Senator Shelby said, “Congress has a responsibility to conduct proper oversight over both the FHFA and the GSEs. It is my hope that GAO and CBO will provide the Committee with meaningful data regarding the market impact of FHFA’s decisions to ensure that Congress takes steps to protect American taxpayers from risk.”
In his letter to the GAO, Senator Shelby states that recent actions by the FHFA have served to encourage a more active, rather than a reduced, role in the mortgage market for the GSEs. As evidence, Senator Shelby points to such steps as “issuing proposed rules regarding the enterprises’ duty to serve, creating principle write-down requirements, lowering down-payment requirements, allowing allocation of revenues to the national housing trust fund despite the enterprise having no capital, and other actions.”
He requests that the GAO study and report the extent to which these actions will influence the GSEs’ dominance in residential mortgage markets, an increase in the cost of entry for future competitors to the GSEs, current and future financial demands on the Treasury, and possible options for modifying the enterprises’ structures.

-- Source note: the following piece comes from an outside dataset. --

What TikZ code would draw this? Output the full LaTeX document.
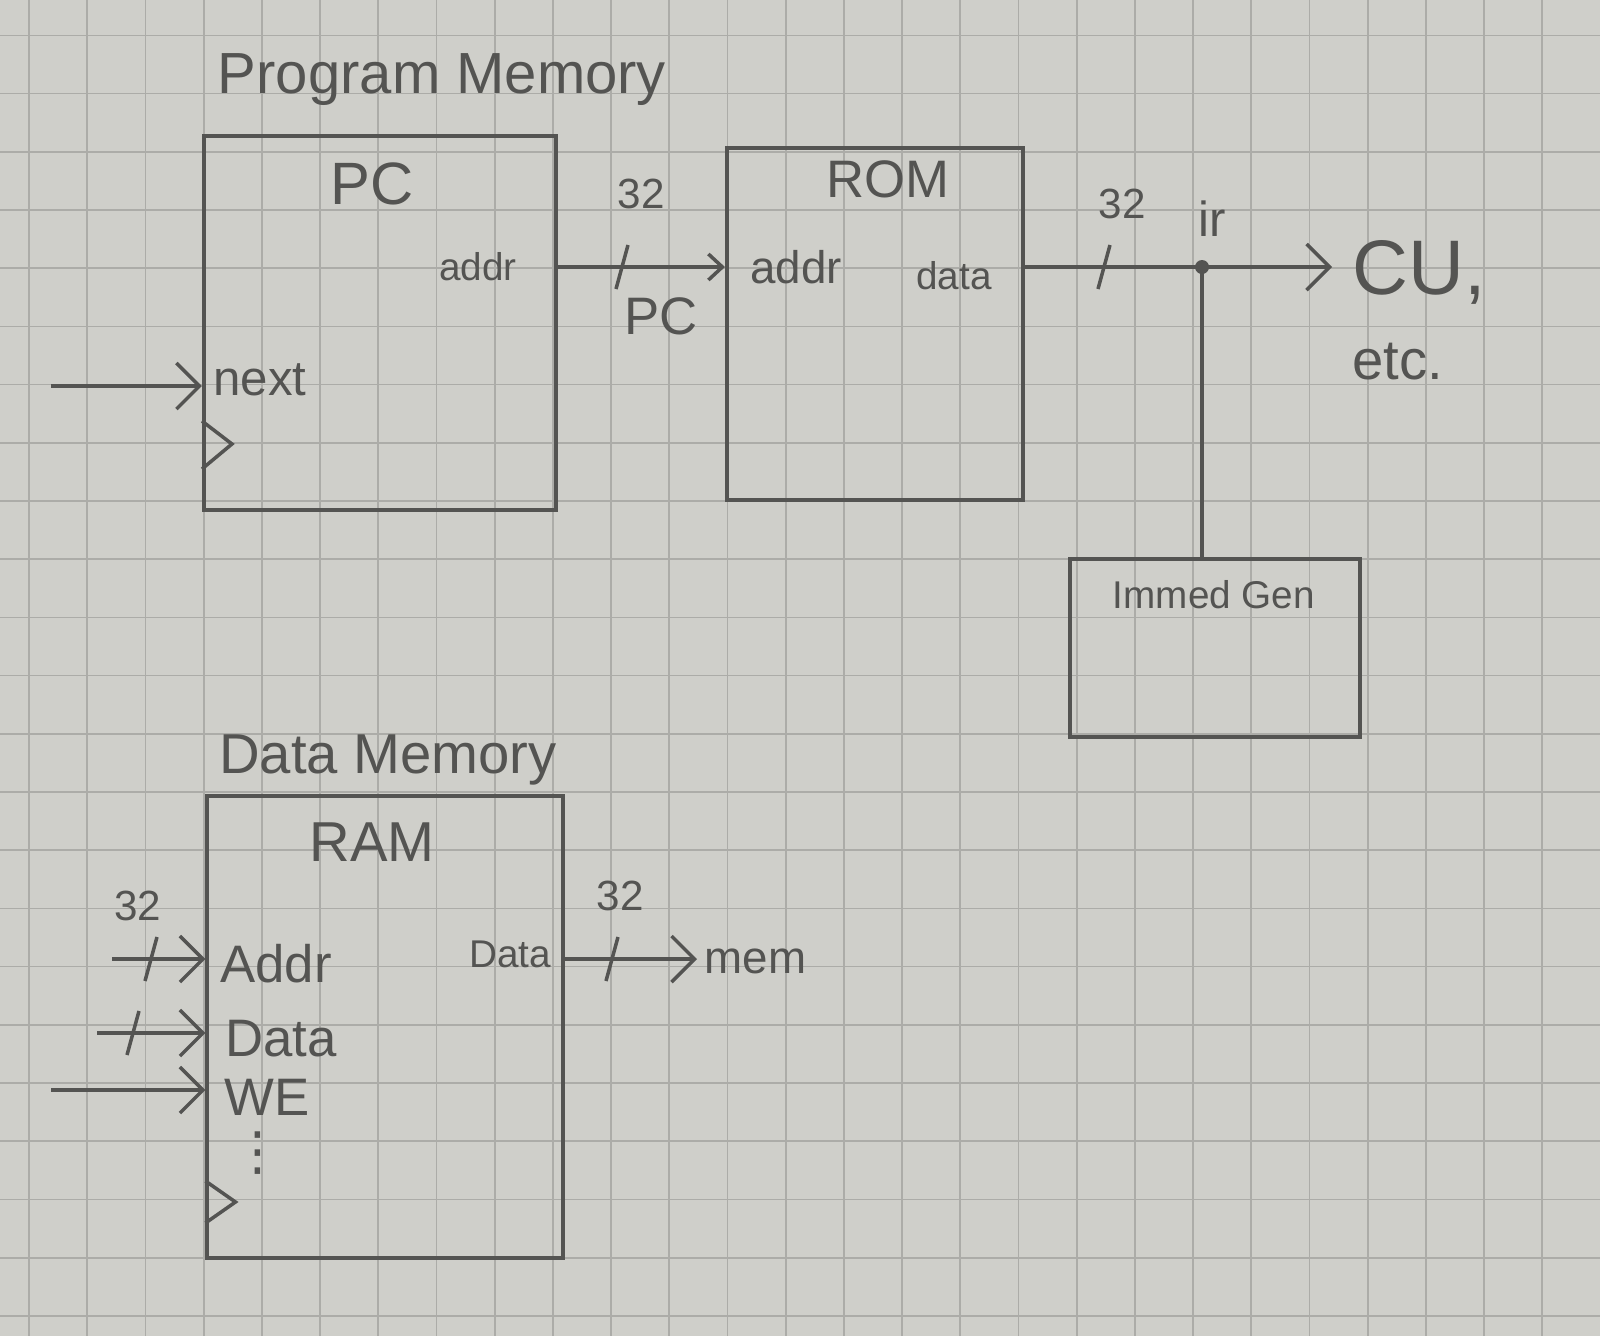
\documentclass[tikz,border=0pt]{standalone}
\usepackage{fontspec}
\setmainfont{Liberation Sans}
\newfontfamily\symfont{DejaVu Sans}
\usetikzlibrary{arrows.meta}

\definecolor{pencil}{RGB}{84,84,82}
\definecolor{paper}{RGB}{207,207,202}
\definecolor{gridline}{RGB}{172,172,168}

\tikzset{
  block/.style={shape=rectangle, draw=pencil, line width=1.1pt},
  wire/.style={draw=pencil, line width=1pt},
  arr/.style={wire, -{Straight Barb[length=2.3mm,width=4.6mm,line width=1pt]}},
  smallarr/.style={wire, -{Straight Barb[length=1.4mm,width=2.6mm,line width=1pt]}},
  lbl/.style={text=pencil, inner sep=0pt},
}
\newcommand{\fsz}[1]{\fontsize{#1}{#1}\selectfont}
\newcommand{\busmark}[1]{\draw[wire] ([shift={(6,-22)}]#1) -- ([shift={(-6,22)}]#1);}

\begin{document}
\begin{tikzpicture}[x=0.01cm, y=-0.01cm]
    % paper
    \fill[paper] (0,0) rectangle (1600,1336);
    \useasboundingbox (0,0) rectangle (1600,1336);
    \foreach \i in {0,...,26}
        \draw[gridline, line width=0.5pt] (29.1+58.2*\i,0) -- ++(0,1336);
    \foreach \j in {0,...,22}
        \draw[gridline, line width=0.5pt] (0,35.4+58.2*\j) -- ++(1600,0);

    % blocks
    \node[block, minimum width=3.52cm, minimum height=3.74cm] (pc) at (380,323) {};
    \node[block, minimum width=2.96cm, minimum height=3.52cm] (rom) at (875,324) {};
    \node[block, minimum width=2.89cm, minimum height=1.78cm] (imm) at (1215,648) {};
    \node[block, minimum width=3.55cm, minimum height=4.62cm] (ram) at (385,1027) {};

    % titles and port labels
    \node[lbl, font=\fsz{16.5}] (pmtitle) at (442,80) {Program Memory};
    \node[lbl, font=\fsz{17}] (pclbl) at (372,184) {PC};
    \node[lbl, font=\fsz{11}] (pcaddrlbl) at (478,267) {addr};
    \node[lbl, font=\fsz{14}] (nextlbl) at (260,380) {next};
    \node[lbl, font=\fsz{15}] (romlbl) at (888,179) {ROM};
    \node[lbl, font=\fsz{13}] (romaddrlbl) at (796,267) {addr};
    \node[lbl, font=\fsz{11}] (romdatalbl) at (954,276) {data};
    \node[lbl, font=\fsz{11}] (immlbl) at (1214,595) {Immed Gen};
    \node[lbl, font=\fsz{16}] (dmtitle) at (388,760) {Data Memory};
    \node[lbl, font=\fsz{16}] (ramlbl) at (372,842) {RAM};
    \node[lbl, font=\fsz{15}] (addrlbl) at (276,964) {Addr};
    \node[lbl, font=\fsz{15}] (datalbl) at (281,1039) {Data};
    \node[lbl, font=\fsz{15}] (welbl) at (267,1097) {WE};
    \node[lbl, font=\symfont\fsz{15}] (morelbl) at (258,1153) {⋮};
    \node[lbl, font=\fsz{11}] (ramdatalbl) at (510,954) {Data};

    % port points
    \coordinate (pcaddr) at (pc.east |- 0,267);
    \coordinate (romaddr) at (rom.west |- 0,267);
    \coordinate (romdata) at (rom.east |- 0,267);
    \coordinate (ir) at (1202,267);
    \coordinate (cu) at (1332,267);
    \coordinate (nextin) at (51,386);
    \coordinate (addrin) at (112,959);
    \coordinate (datain) at (97,1033);
    \coordinate (wein) at (51,1090);
    \coordinate (ramdata) at (ram.east |- 0,959);
    \coordinate (memout) at (697,959);

    % program memory buses
    \draw[smallarr] (pcaddr) -- (romaddr);
    \busmark{622,267}
    \node[lbl, font=\fsz{12}] (w1) at (641,194) {32};
    \node[lbl, font=\fsz{15}] (buspc) at (661,316) {PC};

    \draw[wire] (romdata) -- (ir);
    \draw[arr] (ir) -- (cu);
    \draw[wire] (ir) -- (ir |- imm.north);
    \fill[pencil] (ir) circle[radius=0.07cm];
    \busmark{1104,267}
    \node[lbl, font=\fsz{12}] (w2) at (1122,204) {32};
    \node[lbl, font=\fsz{14}] (irlbl) at (1212,219) {ir};
    \node[lbl, font=\fsz{22}, anchor=west] (culbl) at (1352,272) {CU,};
    \node[lbl, font=\fsz{16}] (etclbl) at (1398,362) {etc.};

    \draw[arr] (nextin) -- (nextin -| pc.west);
    \draw[wire] (pc.west |- 0,421) -- ++(30,23) -- ++(-30,25);

    % data memory buses
    \node[lbl, font=\fsz{12}] (w3) at (138,906) {32};
    \draw[arr] (addrin) -- (addrin -| ram.west);
    \busmark{151,959}
    \draw[arr] (datain) -- (datain -| ram.west);
    \busmark{133,1033}
    \draw[arr] (wein) -- (wein -| ram.west);
    \draw[wire] (ram.west |- 0,1181) -- ++(30,21) -- ++(-30,21);

    \draw[arr] (ramdata) -- (memout);
    \busmark{612,959}
    \node[lbl, font=\fsz{12}] (w4) at (620,896) {32};
    \node[lbl, font=\fsz{13}, anchor=west] (memlbl) at (704,961) {mem};

\end{tikzpicture}
\end{document}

In his letter to the CBO, Senator Shelby focuses on FHFA Director Watt’s recent statement that “[t]he most serious risk and the one that has the most potential for escalating in the future is the Enterprises’ lack of capital.” In order to consider the best course of action to address this concern, Senator Shelby requests that the CBO address the federal government’s financial obligations to Fannie Mae and Freddie Mac while they are in conservatorship, the implications for the budget and the federal debt if the GSEs were to retain more of their earnings, in what ways increasing the GSEs’ capital would impact the risk borne by taxpayers, and whether an increase in the capitalization of the GSEs have consequences for the operations of the GSEs or the mortgage markets.